3 pounds peeled peaches

1/3 cup fresh lemon juice

2 cups natural sugar

4 large sprigs rosemary (7-inches long)

3 pieces sliced ginger (1-inch long)

To peel your peaches, score an X at the bottom of each peach, drop them in boiling water for 30 seconds to 1 minute, then submerge them in an ice bath. This will help the skins slide right off.


Cut the peaches into 1/2 inch thick pieces and transfer to a large bowl (or the pot you will use to cook them). Add the lemon juice, sugar, and ginger and mix it all together. Then, take your rosemary sprigs and wrap in cheese cloth; secure with twine. If you don’t have cheese cloth you can toss the rosemary right in, but I find that keeping it contained prevents the needles from falling off, which can be a pain to retrieve in the end. Add the rosemary to the peaches, stir it all together, cover and let sit for at least 4 hours (toss it every hour).

When your peaches are ready to go, bring to a boil over medium-high heat in a large, wide pot. Cook until the liquid is dissolved, skimming the foam off the top and stirring occasionally. It usually takes about 30-40 minutes to get the consistency I like. Smash the peaches with a potato masher or the back of a wooden spoon. Dsicard the rosemary and ginger.

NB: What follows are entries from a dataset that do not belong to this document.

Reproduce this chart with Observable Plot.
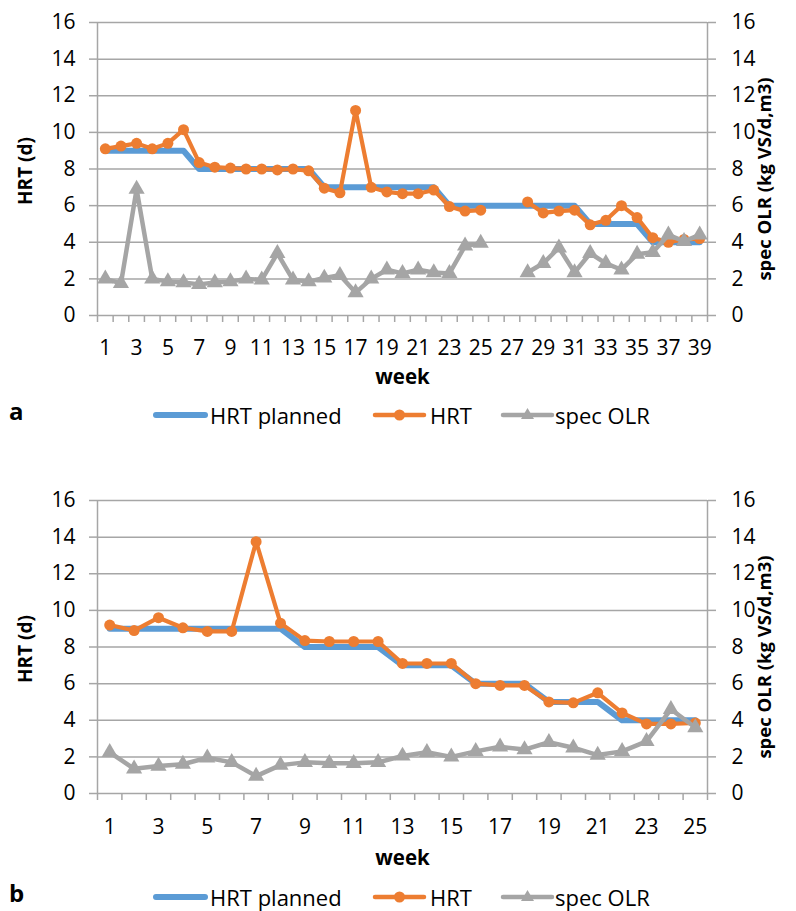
<!DOCTYPE html>
<html><head><meta charset="utf-8">
<script src="https://cdn.jsdelivr.net/npm/d3@7"></script>
<script src="https://cdn.jsdelivr.net/npm/@observablehq/plot@0.6"></script>
<style>
body{margin:0;background:#fff;font-family:"Open Sans",sans-serif;}
#wrap{position:relative;width:796px;height:911px;overflow:hidden;}
.panel{position:absolute;left:0;}
.legend{position:absolute;left:0;width:796px;height:40px;}
.legend .t{position:absolute;top:0;line-height:40px;font-size:22px;color:#000;white-space:nowrap;}
.legend .letter{position:absolute;top:0;line-height:40px;font-size:24px;font-weight:bold;color:#000;}
.legend svg{position:absolute;top:0;}
</style></head><body><div id="wrap"></div>
<script>
// ---- Panel a data ----
const weeksA = [1,2,3,4,5,6,7,8,9,10,11,12,13,14,15,16,17,18,19,20,21,22,23,24,25,26,27,28,29,30,31,32,33,34,35,36,37,38,39];
const plannedA = [9,9,9,9,9,9,8,8,8,8,8,8,8,8,7,7,7,7,7,7,7,7,6,6,6,6,6,6,6,6,6,5,5,5,5,4,4,4,4];
const hrtA = [9.1,9.25,9.4,9.1,9.4,10.15,8.35,8.1,8.05,8.0,8.0,7.95,8.0,7.9,6.95,6.7,11.2,7.0,6.75,6.65,6.65,6.85,5.95,5.7,5.75,null,null,6.2,5.6,5.7,5.75,4.95,5.2,6.0,5.35,4.25,4.0,4.15,4.2];
const olrA = [2.0,1.75,6.9,2.0,1.85,1.8,1.7,1.8,1.85,2.0,1.95,3.4,1.95,1.85,2.05,2.2,1.25,2.0,2.5,2.3,2.5,2.35,2.3,3.8,3.95,null,null,2.35,2.85,3.7,2.35,3.4,2.85,2.5,3.35,3.45,4.4,4.05,4.4];
const labelsA = [1,3,5,7,9,11,13,15,17,19,21,23,25,27,29,31,33,35,37,39];

// ---- Panel b data ----
const weeksB = [1,2,3,4,5,6,7,8,9,10,11,12,13,14,15,16,17,18,19,20,21,22,23,24,25];
const plannedB = [9,9,9,9,9,9,9,9,8,8,8,8,7,7,7,6,6,6,5,5,5,4,4,4,4];
const hrtB = [9.2,8.9,9.6,9.05,8.85,8.85,13.75,9.3,8.35,8.3,8.3,8.3,7.1,7.1,7.1,6.0,5.9,5.9,5.0,4.95,5.5,4.4,3.8,3.8,3.85];
const olrB = [2.25,1.35,1.5,1.6,1.95,1.7,0.95,1.55,1.7,1.65,1.65,1.7,2.05,2.25,2.0,2.3,2.55,2.4,2.8,2.5,2.1,2.3,2.85,4.6,3.6];
const labelsB = [1,3,5,7,9,11,13,15,17,19,21,23,25];

const yTicks = [0,2,4,6,8,10,12,14,16];
const seriesNames = ["HRT planned","HRT","spec OLR"];
const colors = {planned:"#5B9BD5", hrt:"#ED7D31", olr:"#A5A5A5"};
const GRID = "#a6a6a6";

function panel(weeks, planned, hrt, olr, labels, labelPad, weekDy){
  const n = weeks.length;
  const rows = weeks.map((w,i)=>({week:w, planned:planned[i], hrt:hrt[i], olr:olr[i]}));
  const bounds = [];
  for (let i = 0; i <= n; i++) bounds.push(i + 0.5);
  return Plot.plot({
    width:796, height:397, marginLeft:97, marginRight:89, marginTop:22, marginBottom:82,
    style:{fontFamily:'"Open Sans",sans-serif', fontSize:"21px", color:"#000", background:"#fff", overflow:"visible"},
    x:{type:"linear", domain:[0.5, n+0.5]},
    y:{domain:[0,16]},
    marks:[
      Plot.ruleY(yTicks, {stroke:GRID, strokeWidth:1.5}),
      Plot.ruleX([0.5, n+0.5], {stroke:GRID, strokeWidth:1.5}),
      Plot.axisY({anchor:"left", ticks:yTicks, tickSize:8, tickPadding:14, label:null, stroke:GRID, strokeWidth:1.5, fill:"#000", fontSize:21}),
      Plot.axisY({anchor:"right", ticks:yTicks, tickSize:8, tickPadding:16, label:null, stroke:GRID, strokeWidth:1.5, fill:"#000", fontSize:21}),
      Plot.axisX({ticks:bounds, tickSize:7, tickFormat:()=>"", label:null, stroke:GRID, strokeWidth:1.5}),
      Plot.axisX({ticks:labels, tickSize:0, tickPadding:labelPad, label:null, tickFormat:d=>String(d), fill:"#000", fontSize:21}),
      Plot.text(["HRT (d)"], {text:d=>d, frameAnchor:"left", textAnchor:"middle", rotate:-90, dx:-72, dy:2, fontWeight:"bold", fontSize:19, fill:"#000"}),
      Plot.text(["spec OLR (kg VS/d,m3)"], {text:d=>d, frameAnchor:"right", textAnchor:"middle", rotate:-90, dx:58, dy:10, fontWeight:"bold", fontSize:18.5, fill:"#000"}),
      Plot.text(["week"], {text:d=>d, frameAnchor:"bottom", textAnchor:"middle", dy:weekDy, fontWeight:"bold", fontSize:20.5, fill:"#000"}),
      Plot.line(rows, {x:"week", y:"planned", stroke:colors.planned, strokeWidth:6}),
      Plot.line(rows, {x:"week", y:"hrt", stroke:colors.hrt, strokeWidth:4.2}),
      Plot.dot(rows, {x:"week", y:"hrt", r:5.5, fill:colors.hrt, stroke:null}),
      Plot.line(rows, {x:"week", y:"olr", stroke:colors.olr, strokeWidth:4.5}),
      Plot.dot(rows, {x:"week", y:"olr", symbol:"triangle", r:6, fill:colors.olr, stroke:null})
    ]
  });
}

function legend(top, letter){
  const div = document.createElement("div");
  div.className = "legend";
  div.style.top = top + "px";
  const sw = (x, kind) => {
    const c = kind==="planned"?colors.planned:kind==="hrt"?colors.hrt:colors.olr;
    let mk = "";
    if (kind==="hrt") mk = `<circle cx="27.5" cy="20" r="5.5" fill="${c}"/>`;
    if (kind==="olr") mk = `<path d="M27.5,13 L34,24 L21,24 Z" fill="${c}"/>`;
    const w = kind==="planned"?6:4.5;
    return `<svg style="left:${x}px" width="55" height="40"><line x1="3" y1="20" x2="52" y2="20" stroke="${c}" stroke-width="${w}" stroke-linecap="round"/>${mk}</svg>`;
  };
  div.innerHTML =
    `<span class="letter" style="left:9px;top:-4px">${letter}</span>` +
    sw(153,"planned") + `<span class="t" style="left:210px">${seriesNames[0]}</span>` +
    sw(372,"hrt") + `<span class="t" style="left:430px">${seriesNames[1]}</span>` +
    sw(500,"olr") + `<span class="t" style="left:555px">${seriesNames[2]}</span>`;
  return div;
}

const wrap = document.getElementById("wrap");
const pa = panel(weeksA, plannedA, hrtA, olrA, labelsA, 25, 68);
pa.classList.add("panel"); pa.style.top = "0px";
wrap.appendChild(pa);
wrap.appendChild(legend(395, "a"));
const pb = panel(weeksB, plannedB, hrtB, olrB, labelsB, 26, 71);
pb.classList.add("panel"); pb.style.top = "478px";
wrap.appendChild(pb);
wrap.appendChild(legend(877, "b"));
</script>
</body></html>
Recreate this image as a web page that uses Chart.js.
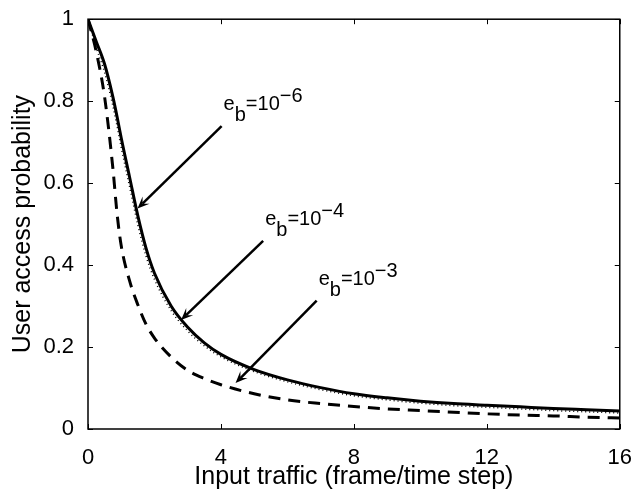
<!DOCTYPE html>
<html>
<head>
<meta charset="utf-8">
<script src="https://cdn.jsdelivr.net/npm/chart.js@4.4.1/dist/chart.umd.min.js"></script>
<style>
  html, body { margin: 0; padding: 0; background: #fff; }
  canvas { display: block; }
</style>
</head>
<body>
<canvas id="accessChart" width="640" height="494"></canvas>
<script>
// Input traffic (frame/time step)
const traffic = [0, 0.25, 0.5, 0.75, 0.875, 1, 1.25, 1.5, 1.75, 2, 2.5, 3, 3.5, 4, 5, 6, 7, 8, 9, 10, 11, 12, 13, 14, 15, 16];

// User access probability, one series per bit error rate
const accessE6 = [1, 0.945, 0.89, 0.81, 0.762, 0.71, 0.615, 0.52, 0.44, 0.38, 0.30, 0.248, 0.21, 0.182, 0.145, 0.120, 0.101, 0.086, 0.076, 0.068, 0.062, 0.058, 0.054, 0.050, 0.047, 0.044];
const accessE4 = [1, 0.93, 0.87, 0.788, 0.739, 0.687, 0.592, 0.498, 0.421, 0.365, 0.289, 0.239, 0.203, 0.176, 0.140, 0.115, 0.096, 0.081, 0.071, 0.063, 0.057, 0.053, 0.049, 0.045, 0.042, 0.039];
const accessE3 = [1, 0.92, 0.81, 0.635, 0.525, 0.447, 0.362, 0.303, 0.255, 0.222, 0.176, 0.143, 0.123, 0.108, 0.086, 0.071, 0.062, 0.055, 0.049, 0.045, 0.041, 0.037, 0.034, 0.032, 0.029, 0.027];

const xTicks = [0, 4, 8, 12, 16];
const yTicks = [0, 0.2, 0.4, 0.6, 0.8, 1];
const yTickLabels = ['0', '0.2', '0.4', '0.6', '0.8', '1'];

// Arrow notes: exponent of e_b, arrow tail and arrow head (data units)
const noteExponents = ['\u22126', '\u22124', '\u22123'];
const noteTails = [[4.02, 0.739], [5.27, 0.459], [6.88, 0.313]];
const noteHeads = [[1.49, 0.538], [2.80, 0.266], [4.44, 0.112]];

const FONT = '"Liberation Sans", Arial, Helvetica, sans-serif';

function toPoints(values) {
    return traffic.map((x, i) => ({ x: x, y: values[i] }));
}

// Box round the plot with inward ticks on all four sides
const axesBox = {
    id: 'axesBox',
    afterDatasetsDraw(chart) {
        const { ctx, chartArea: a, scales: { x, y } } = chart;
        ctx.save();
        ctx.strokeStyle = '#000';
        ctx.lineWidth = 1;
        ctx.beginPath();
        xTicks.forEach(v => {
            const px = Math.round(x.getPixelForValue(v)) + 0.5;
            ctx.moveTo(px, a.bottom); ctx.lineTo(px, a.bottom - 5);
            ctx.moveTo(px, a.top); ctx.lineTo(px, a.top + 5);
        });
        yTicks.forEach(v => {
            const py = Math.round(y.getPixelForValue(v)) + 0.5;
            ctx.moveTo(a.left, py); ctx.lineTo(a.left + 5, py);
            ctx.moveTo(a.right, py); ctx.lineTo(a.right - 5, py);
        });
        ctx.stroke();
        ctx.lineWidth = 1.5;
        ctx.strokeRect(a.left, a.top, a.right - a.left, a.bottom - a.top);
        ctx.restore();
    }
};

// Arrows with e_b labels
const arrowNotes = {
    id: 'arrowNotes',
    afterDatasetsDraw(chart) {
        const { ctx, scales: { x, y } } = chart;
        ctx.save();
        ctx.strokeStyle = '#000';
        ctx.fillStyle = '#000';
        ctx.lineWidth = 2.5;
        noteTails.forEach((tail, i) => {
            const tx = x.getPixelForValue(tail[0]);
            const ty = y.getPixelForValue(tail[1]);
            const hx = x.getPixelForValue(noteHeads[i][0]);
            const hy = y.getPixelForValue(noteHeads[i][1]);
            const len = Math.hypot(hx - tx, hy - ty);
            const ux = (hx - tx) / len, uy = (hy - ty) / len;
            const nx = -uy, ny = ux;

            ctx.beginPath();
            ctx.moveTo(tx, ty);
            ctx.lineTo(hx - ux * 7, hy - uy * 7);
            ctx.stroke();

            ctx.beginPath();
            ctx.moveTo(hx, hy);
            ctx.lineTo(hx - ux * 12 + nx * 5, hy - uy * 12 + ny * 5);
            ctx.lineTo(hx - ux * 7, hy - uy * 7);
            ctx.lineTo(hx - ux * 12 - nx * 5, hy - uy * 12 - ny * 5);
            ctx.closePath();
            ctx.fill();

            // e_b=10^exp
            ctx.font = '20px ' + FONT;
            ctx.textBaseline = 'alphabetic';
            ctx.textAlign = 'left';
            let cx = tx + 2;
            const base = ty - 16;
            ctx.fillText('e', cx, base);
            cx += ctx.measureText('e').width;
            ctx.fillText('b', cx, base + 11);
            cx += ctx.measureText('b').width;
            ctx.fillText('=10', cx, base);
            cx += ctx.measureText('=10').width;
            ctx.fillText(noteExponents[i], cx, base - 8);
        });
        ctx.restore();
    }
};

new Chart(document.getElementById('accessChart'), {
    type: 'line',
    data: {
        datasets: [
            {
                label: 'e_b=10^-6',
                data: toPoints(accessE6),
                borderColor: '#000',
                borderWidth: 3,
                order: 0
            },
            {
                label: 'e_b=10^-4',
                data: toPoints(accessE4),
                borderColor: '#000',
                borderWidth: 1.5,
                borderDash: [1, 3],
                order: 1
            },
            {
                label: 'e_b=10^-3',
                data: toPoints(accessE3),
                borderColor: '#000',
                borderWidth: 3,
                borderDash: [12, 8],
                order: 2
            }
        ]
    },
    options: {
        responsive: false,
        animation: false,
        devicePixelRatio: 1,
        layout: { padding: { top: 11, right: 15, left: 0, bottom: 0 } },
        elements: {
            point: { radius: 0 },
            line: { cubicInterpolationMode: 'monotone', fill: false }
        },
        plugins: {
            legend: { display: false },
            tooltip: { enabled: false }
        },
        scales: {
            x: {
                type: 'linear',
                position: 'bottom',
                min: 0,
                max: 16,
                afterBuildTicks: s => { s.ticks = xTicks.map(v => ({ value: v })); },
                afterFit: s => { s.height = 65; },
                grid: { display: false },
                border: { display: false },
                ticks: {
                    color: '#000',
                    font: { family: FONT, size: 22 },
                    padding: 8,
                    maxRotation: 0,
                    autoSkip: false,
                    callback: v => String(v)
                },
                title: {
                    display: true,
                    text: 'Input traffic (frame/time step)',
                    color: '#000',
                    font: { family: FONT, size: 25 },
                    padding: { top: 0, bottom: 2 }
                }
            },
            y: {
                type: 'linear',
                min: 0,
                max: 1,
                afterBuildTicks: s => { s.ticks = yTicks.map(v => ({ value: v })); },
                afterFit: s => { s.width = 88; },
                grid: { display: false },
                border: { display: false },
                ticks: {
                    color: '#000',
                    font: { family: FONT, size: 22 },
                    padding: 6,
                    autoSkip: false,
                    callback: (v, i) => yTickLabels[i]
                },
                title: {
                    display: true,
                    text: 'User access probability',
                    color: '#000',
                    font: { family: FONT, size: 25 },
                    padding: { top: 8, bottom: 0 }
                }
            }
        }
    },
    plugins: [axesBox, arrowNotes]
});
</script>
</body>
</html>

The next step is to seal and process your jam. Fill hot, sterilized* 8-ounce jars with hot jam, leaving 1/4 inch space in each jar’s neck. Wipe rims with a clean, damp cloth; cover tightly with sterilized lids and screw rings. Transfer jars, using tongs or a jar clamp, to the rack of a large canning pot filled with hot water, keeping jars upright. (Jars should be covered with 2 inches of water and should not touch sides of pot.) Cover and bring to a boil. Process jars in gently boiling water for 5 minutes. Transfer to a rack and let cool, undisturbed. If you hear the “ting” of the lids, that means your jars are sealed. If they did not seal correctly, the lids will pop back when pressed. If this is the case, refigerate the jar immediately and use within one month.

* To sterilize jars and lids, submerge in boiing water for ten minutes. Jars should remain in hot water until they are ready to be filled.